Exercise requirements:
In this exercise, reproduce all the entries that follow exactly.
►
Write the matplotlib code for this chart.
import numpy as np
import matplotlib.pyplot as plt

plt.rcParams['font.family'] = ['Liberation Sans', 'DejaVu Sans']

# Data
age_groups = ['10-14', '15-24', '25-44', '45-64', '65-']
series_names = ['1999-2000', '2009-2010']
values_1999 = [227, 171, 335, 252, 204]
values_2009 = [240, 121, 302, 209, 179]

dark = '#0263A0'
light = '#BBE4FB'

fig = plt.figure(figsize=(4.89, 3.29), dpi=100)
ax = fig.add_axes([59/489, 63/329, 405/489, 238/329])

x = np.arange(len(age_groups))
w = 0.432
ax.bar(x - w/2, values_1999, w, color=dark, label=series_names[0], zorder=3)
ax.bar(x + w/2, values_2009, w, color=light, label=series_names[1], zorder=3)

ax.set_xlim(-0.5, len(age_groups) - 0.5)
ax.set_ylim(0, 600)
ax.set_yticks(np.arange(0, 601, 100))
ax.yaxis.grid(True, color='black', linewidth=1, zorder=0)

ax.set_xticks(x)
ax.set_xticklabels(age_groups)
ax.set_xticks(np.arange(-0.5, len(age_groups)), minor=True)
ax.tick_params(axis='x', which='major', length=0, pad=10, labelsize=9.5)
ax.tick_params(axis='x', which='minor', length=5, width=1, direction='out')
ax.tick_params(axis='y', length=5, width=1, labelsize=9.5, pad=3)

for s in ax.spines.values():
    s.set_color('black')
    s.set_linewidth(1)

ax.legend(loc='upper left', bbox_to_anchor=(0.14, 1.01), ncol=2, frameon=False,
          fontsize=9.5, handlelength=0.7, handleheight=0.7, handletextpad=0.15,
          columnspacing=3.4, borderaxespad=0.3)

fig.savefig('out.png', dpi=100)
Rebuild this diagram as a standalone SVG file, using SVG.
◄
Output for this exercise:
Write the matplotlib code for this chart.
import numpy as np
import matplotlib.pyplot as plt

plt.rcParams['font.family'] = ['Liberation Sans', 'DejaVu Sans']

# Data
age_groups = ['10-14', '15-24', '25-44', '45-64', '65-']
series_names = ['1999-2000', '2009-2010']
values_1999 = [227, 171, 335, 252, 204]
values_2009 = [240, 121, 302, 209, 179]

dark = '#0263A0'
light = '#BBE4FB'

fig = plt.figure(figsize=(4.89, 3.29), dpi=100)
ax = fig.add_axes([59/489, 63/329, 405/489, 238/329])

x = np.arange(len(age_groups))
w = 0.432
ax.bar(x - w/2, values_1999, w, color=dark, label=series_names[0], zorder=3)
ax.bar(x + w/2, values_2009, w, color=light, label=series_names[1], zorder=3)

ax.set_xlim(-0.5, len(age_groups) - 0.5)
ax.set_ylim(0, 600)
ax.set_yticks(np.arange(0, 601, 100))
ax.yaxis.grid(True, color='black', linewidth=1, zorder=0)

ax.set_xticks(x)
ax.set_xticklabels(age_groups)
ax.set_xticks(np.arange(-0.5, len(age_groups)), minor=True)
ax.tick_params(axis='x', which='major', length=0, pad=10, labelsize=9.5)
ax.tick_params(axis='x', which='minor', length=5, width=1, direction='out')
ax.tick_params(axis='y', length=5, width=1, labelsize=9.5, pad=3)

for s in ax.spines.values():
    s.set_color('black')
    s.set_linewidth(1)

ax.legend(loc='upper left', bbox_to_anchor=(0.14, 1.01), ncol=2, frameon=False,
          fontsize=9.5, handlelength=0.7, handleheight=0.7, handletextpad=0.15,
          columnspacing=3.4, borderaxespad=0.3)

fig.savefig('out.png', dpi=100)
Rebuild this diagram as a standalone SVG file, using SVG.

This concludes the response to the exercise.